**EXERCISE REQUIREMENTS:**
Starting with the first line of the data below, copy each line up to and including the one containing "import * as d3 from 'd3';". Pictures stay out.

======

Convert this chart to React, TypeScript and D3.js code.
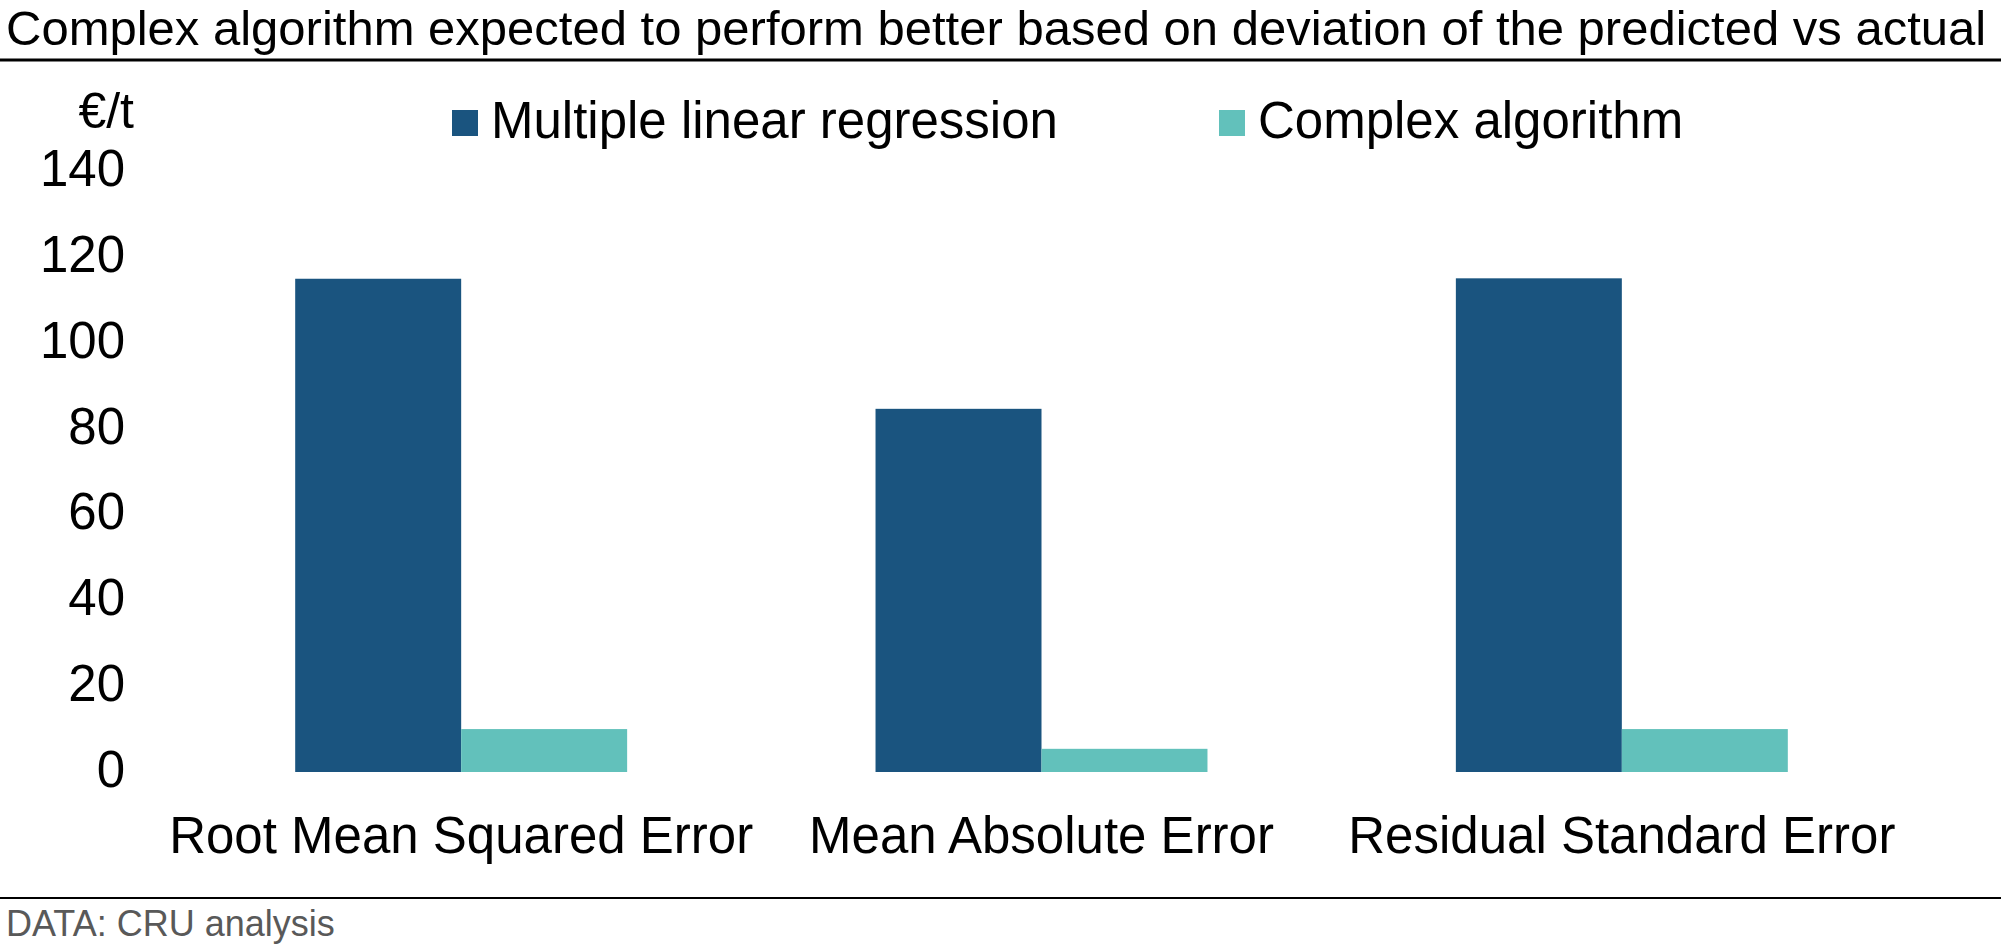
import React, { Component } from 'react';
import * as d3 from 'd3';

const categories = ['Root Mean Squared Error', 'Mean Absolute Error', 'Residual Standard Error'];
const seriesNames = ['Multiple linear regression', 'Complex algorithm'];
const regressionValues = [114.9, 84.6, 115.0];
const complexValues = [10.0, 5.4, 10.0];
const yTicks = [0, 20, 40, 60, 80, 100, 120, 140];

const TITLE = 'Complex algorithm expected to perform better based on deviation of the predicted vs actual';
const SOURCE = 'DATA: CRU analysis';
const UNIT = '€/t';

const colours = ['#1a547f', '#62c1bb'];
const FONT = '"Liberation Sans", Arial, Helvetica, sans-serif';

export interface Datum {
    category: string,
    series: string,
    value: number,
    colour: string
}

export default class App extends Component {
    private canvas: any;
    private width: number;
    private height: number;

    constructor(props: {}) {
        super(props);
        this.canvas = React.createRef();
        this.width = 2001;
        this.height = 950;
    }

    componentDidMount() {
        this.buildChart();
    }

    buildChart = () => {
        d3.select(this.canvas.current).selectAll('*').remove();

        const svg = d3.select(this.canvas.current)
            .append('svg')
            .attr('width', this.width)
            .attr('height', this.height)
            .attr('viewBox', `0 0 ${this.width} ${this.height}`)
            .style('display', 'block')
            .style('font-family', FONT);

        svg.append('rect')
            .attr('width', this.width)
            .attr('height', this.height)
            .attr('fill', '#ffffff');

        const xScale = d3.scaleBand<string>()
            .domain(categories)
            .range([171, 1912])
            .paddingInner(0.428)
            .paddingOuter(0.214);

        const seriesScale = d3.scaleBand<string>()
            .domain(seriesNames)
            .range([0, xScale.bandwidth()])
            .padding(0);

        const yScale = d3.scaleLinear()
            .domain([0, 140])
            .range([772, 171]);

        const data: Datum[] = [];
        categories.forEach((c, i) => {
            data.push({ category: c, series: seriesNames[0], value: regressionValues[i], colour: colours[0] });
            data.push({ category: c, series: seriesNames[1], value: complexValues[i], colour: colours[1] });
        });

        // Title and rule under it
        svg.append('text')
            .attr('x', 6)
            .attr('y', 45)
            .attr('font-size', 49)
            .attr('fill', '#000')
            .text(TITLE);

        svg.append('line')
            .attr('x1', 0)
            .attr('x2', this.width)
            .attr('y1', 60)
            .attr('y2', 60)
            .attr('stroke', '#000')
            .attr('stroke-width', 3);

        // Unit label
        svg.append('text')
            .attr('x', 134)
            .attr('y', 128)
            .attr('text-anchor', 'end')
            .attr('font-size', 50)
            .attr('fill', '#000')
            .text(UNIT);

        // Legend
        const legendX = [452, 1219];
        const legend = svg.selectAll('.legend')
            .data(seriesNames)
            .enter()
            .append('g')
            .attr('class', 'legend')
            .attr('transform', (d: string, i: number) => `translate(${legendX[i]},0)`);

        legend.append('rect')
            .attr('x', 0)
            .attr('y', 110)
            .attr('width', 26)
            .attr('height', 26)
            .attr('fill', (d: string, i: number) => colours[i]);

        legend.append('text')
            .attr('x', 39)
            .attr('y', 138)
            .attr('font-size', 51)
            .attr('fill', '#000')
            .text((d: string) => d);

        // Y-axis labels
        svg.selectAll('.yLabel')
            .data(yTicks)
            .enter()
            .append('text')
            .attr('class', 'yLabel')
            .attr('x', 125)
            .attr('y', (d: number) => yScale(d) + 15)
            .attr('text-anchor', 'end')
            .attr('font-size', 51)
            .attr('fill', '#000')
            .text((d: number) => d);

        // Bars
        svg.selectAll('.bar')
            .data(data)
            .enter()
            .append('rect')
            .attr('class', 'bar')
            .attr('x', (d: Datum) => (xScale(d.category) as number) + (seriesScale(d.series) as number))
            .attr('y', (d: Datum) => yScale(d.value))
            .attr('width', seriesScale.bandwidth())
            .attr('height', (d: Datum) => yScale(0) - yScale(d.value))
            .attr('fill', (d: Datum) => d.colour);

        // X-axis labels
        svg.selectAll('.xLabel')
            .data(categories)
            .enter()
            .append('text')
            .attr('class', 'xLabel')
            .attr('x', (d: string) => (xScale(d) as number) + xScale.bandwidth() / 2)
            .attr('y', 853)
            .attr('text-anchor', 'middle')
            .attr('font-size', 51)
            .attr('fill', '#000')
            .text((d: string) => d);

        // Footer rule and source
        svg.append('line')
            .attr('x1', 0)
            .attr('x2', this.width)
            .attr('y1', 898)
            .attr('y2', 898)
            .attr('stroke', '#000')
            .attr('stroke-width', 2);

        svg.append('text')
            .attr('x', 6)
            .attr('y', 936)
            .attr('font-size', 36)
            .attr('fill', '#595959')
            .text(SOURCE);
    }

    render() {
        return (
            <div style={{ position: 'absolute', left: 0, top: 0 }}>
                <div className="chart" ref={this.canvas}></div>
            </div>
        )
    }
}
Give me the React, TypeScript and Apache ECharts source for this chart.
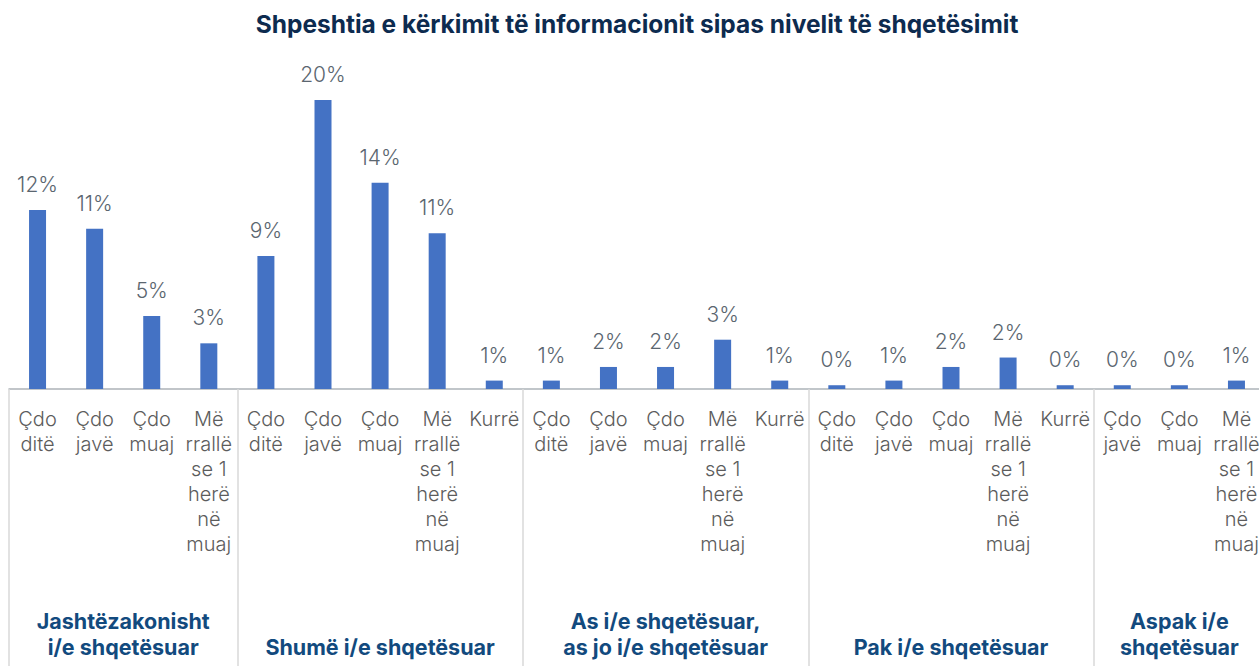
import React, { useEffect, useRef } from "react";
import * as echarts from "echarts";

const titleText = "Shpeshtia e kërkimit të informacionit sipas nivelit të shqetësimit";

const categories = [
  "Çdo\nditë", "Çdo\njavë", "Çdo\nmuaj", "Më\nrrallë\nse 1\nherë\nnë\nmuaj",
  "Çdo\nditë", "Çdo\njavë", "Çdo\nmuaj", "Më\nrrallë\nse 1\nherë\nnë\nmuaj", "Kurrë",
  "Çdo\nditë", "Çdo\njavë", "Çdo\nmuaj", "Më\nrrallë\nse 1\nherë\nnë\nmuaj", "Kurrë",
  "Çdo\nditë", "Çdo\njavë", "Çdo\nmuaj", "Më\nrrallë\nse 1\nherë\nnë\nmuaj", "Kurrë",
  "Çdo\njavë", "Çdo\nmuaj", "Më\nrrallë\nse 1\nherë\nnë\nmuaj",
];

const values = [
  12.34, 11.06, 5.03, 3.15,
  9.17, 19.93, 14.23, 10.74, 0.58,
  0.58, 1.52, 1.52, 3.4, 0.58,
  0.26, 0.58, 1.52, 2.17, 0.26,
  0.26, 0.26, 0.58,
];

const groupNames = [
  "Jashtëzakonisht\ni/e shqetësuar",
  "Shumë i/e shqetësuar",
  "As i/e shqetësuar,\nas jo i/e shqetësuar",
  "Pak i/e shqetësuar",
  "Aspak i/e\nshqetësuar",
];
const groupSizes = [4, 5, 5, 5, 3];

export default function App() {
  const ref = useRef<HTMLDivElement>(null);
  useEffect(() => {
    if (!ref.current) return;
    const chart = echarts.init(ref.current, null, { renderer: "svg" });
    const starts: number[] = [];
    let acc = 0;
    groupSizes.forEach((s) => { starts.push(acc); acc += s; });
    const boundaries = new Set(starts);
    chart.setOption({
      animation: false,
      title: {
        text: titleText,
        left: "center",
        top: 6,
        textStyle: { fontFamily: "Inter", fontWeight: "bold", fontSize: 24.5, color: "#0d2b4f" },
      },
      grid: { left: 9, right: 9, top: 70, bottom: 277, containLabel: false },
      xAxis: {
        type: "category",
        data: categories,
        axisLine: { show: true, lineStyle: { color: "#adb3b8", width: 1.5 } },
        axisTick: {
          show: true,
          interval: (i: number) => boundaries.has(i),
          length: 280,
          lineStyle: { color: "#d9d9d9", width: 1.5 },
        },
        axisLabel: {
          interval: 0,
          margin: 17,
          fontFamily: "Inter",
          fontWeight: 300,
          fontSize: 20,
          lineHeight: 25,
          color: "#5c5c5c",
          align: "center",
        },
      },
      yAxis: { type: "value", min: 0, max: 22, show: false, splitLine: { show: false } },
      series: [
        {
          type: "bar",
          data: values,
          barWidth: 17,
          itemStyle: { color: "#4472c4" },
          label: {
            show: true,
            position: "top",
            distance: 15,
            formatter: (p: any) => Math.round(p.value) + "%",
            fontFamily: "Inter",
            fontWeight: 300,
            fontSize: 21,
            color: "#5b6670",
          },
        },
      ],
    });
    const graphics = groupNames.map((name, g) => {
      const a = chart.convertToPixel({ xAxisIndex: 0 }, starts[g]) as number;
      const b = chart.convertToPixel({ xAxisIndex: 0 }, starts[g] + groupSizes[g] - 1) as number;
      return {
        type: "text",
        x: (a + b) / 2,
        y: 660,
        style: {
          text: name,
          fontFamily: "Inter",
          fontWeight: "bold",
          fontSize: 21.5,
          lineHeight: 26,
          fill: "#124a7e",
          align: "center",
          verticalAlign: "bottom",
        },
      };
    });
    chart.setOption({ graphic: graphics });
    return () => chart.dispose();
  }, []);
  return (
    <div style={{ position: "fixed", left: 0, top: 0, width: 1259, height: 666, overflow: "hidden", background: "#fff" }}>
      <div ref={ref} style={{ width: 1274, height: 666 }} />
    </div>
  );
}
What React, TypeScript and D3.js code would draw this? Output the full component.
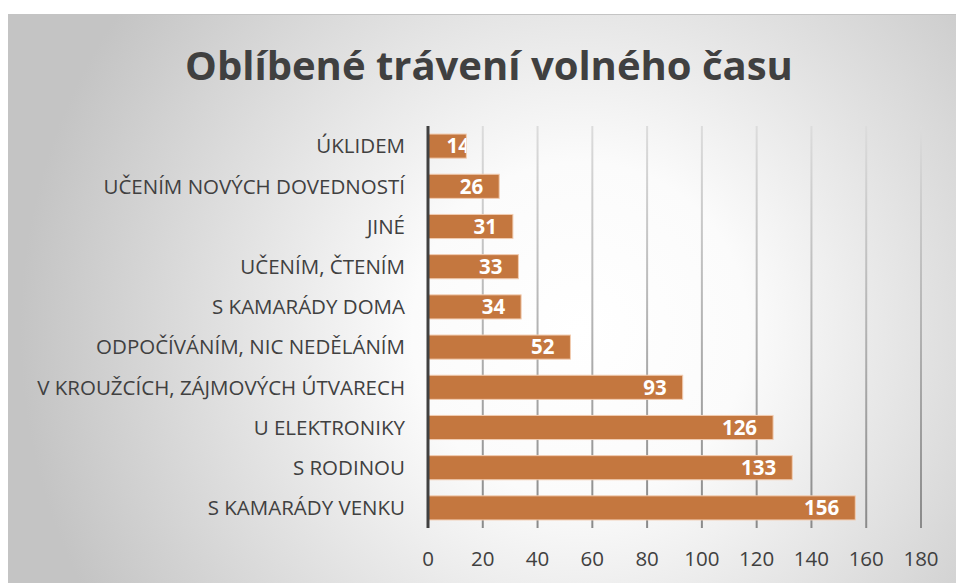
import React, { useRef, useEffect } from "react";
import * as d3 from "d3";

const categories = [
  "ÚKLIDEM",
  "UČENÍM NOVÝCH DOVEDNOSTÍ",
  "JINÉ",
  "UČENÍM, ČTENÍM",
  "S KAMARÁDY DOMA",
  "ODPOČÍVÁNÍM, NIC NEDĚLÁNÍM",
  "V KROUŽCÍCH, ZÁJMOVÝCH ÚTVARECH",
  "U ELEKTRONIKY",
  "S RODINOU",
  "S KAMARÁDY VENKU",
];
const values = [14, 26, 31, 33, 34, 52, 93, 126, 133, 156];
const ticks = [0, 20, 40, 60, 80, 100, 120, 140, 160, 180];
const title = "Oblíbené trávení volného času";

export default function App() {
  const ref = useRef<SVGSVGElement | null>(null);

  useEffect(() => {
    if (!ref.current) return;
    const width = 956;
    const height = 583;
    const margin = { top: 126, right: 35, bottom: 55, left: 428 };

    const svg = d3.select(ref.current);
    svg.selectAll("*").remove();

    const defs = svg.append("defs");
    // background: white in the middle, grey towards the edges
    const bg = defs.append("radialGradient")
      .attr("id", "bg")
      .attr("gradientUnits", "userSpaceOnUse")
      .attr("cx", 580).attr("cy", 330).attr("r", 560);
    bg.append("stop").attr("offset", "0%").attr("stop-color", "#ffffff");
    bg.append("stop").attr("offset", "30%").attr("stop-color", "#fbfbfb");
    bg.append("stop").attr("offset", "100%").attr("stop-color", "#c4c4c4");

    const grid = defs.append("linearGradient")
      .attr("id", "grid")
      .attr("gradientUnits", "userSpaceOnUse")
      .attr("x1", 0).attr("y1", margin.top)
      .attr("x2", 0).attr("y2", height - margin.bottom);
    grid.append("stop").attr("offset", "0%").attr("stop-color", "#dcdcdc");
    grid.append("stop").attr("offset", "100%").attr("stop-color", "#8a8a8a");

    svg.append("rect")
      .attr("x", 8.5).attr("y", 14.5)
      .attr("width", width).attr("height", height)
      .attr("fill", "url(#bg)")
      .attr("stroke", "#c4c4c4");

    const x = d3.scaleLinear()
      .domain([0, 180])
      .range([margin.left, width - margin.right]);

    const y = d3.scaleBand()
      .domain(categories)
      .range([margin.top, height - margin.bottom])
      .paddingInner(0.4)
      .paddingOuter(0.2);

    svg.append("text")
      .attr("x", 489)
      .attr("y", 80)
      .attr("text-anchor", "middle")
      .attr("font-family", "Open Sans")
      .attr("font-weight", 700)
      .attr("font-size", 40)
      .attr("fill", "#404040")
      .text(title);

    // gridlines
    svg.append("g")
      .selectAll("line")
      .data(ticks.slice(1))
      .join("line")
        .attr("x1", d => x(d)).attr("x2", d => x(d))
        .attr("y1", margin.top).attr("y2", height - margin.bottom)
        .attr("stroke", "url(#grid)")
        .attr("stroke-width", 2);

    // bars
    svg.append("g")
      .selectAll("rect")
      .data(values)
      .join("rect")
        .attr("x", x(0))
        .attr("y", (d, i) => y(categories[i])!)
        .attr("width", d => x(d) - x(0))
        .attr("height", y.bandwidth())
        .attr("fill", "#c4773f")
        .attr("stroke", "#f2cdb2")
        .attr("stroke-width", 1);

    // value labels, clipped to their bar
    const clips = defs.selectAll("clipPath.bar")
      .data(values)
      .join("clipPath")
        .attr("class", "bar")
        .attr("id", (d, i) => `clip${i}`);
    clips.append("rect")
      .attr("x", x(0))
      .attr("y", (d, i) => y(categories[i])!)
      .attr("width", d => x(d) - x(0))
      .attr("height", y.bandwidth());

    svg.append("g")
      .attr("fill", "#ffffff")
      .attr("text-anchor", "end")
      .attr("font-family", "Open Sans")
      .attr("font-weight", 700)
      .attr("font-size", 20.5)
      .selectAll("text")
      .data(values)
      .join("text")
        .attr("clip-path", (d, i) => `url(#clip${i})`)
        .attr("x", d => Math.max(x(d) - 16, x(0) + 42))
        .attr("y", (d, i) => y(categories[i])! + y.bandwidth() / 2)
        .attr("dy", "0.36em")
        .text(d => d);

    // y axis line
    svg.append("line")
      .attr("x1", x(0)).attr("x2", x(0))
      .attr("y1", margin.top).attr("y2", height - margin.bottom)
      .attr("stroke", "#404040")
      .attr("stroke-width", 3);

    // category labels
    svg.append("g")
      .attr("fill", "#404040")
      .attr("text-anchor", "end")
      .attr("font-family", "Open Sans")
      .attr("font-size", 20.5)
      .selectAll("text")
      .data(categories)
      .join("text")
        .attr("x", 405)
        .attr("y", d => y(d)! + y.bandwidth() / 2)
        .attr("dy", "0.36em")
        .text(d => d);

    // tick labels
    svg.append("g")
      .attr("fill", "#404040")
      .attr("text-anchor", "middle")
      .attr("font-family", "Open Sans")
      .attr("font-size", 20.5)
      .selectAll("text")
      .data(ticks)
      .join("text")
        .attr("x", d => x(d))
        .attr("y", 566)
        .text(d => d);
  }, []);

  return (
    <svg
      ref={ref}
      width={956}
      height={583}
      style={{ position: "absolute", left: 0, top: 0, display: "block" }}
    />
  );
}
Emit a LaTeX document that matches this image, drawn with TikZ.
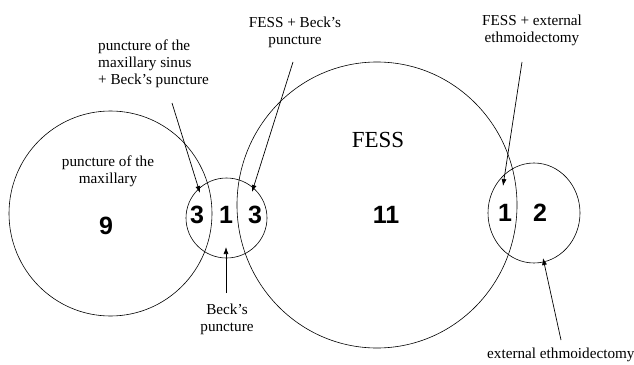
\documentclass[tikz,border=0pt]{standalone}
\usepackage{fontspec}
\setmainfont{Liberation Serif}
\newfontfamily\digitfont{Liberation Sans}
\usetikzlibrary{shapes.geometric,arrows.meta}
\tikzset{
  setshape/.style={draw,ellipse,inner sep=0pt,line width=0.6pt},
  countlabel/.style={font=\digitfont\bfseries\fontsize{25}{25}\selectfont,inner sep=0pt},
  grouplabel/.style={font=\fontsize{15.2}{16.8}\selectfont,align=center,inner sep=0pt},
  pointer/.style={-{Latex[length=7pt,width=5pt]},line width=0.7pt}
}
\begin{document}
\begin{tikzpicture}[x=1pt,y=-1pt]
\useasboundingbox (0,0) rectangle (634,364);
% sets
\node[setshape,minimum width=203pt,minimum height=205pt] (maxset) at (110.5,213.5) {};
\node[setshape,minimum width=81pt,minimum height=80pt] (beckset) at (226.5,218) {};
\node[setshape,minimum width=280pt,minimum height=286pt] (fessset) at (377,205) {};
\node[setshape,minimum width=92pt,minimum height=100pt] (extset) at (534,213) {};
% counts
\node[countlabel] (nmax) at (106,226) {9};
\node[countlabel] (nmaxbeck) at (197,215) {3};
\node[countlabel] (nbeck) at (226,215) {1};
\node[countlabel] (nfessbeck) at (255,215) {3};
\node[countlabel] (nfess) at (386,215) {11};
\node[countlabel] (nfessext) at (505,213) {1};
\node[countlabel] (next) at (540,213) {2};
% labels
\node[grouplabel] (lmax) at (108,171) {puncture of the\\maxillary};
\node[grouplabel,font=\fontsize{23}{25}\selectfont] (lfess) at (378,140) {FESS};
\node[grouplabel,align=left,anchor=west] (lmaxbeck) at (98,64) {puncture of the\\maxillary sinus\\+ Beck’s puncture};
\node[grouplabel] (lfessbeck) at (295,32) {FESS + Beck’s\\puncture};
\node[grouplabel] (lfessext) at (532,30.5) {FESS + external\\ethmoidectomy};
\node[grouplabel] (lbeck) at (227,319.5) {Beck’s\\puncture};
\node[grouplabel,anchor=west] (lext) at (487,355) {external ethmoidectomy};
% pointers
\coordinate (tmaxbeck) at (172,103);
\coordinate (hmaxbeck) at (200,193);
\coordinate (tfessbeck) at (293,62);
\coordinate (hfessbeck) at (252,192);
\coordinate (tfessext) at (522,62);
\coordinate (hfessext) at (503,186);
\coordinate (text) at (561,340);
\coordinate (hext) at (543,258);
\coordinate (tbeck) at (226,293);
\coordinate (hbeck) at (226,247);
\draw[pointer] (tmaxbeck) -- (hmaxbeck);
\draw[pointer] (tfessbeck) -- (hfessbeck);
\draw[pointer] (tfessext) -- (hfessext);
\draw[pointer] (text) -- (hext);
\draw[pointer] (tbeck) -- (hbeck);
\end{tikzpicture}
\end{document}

======

**EXERCISE RESULT:**
Convert this chart to React, TypeScript and D3.js code.
import React, { Component } from 'react';
import * as d3 from 'd3';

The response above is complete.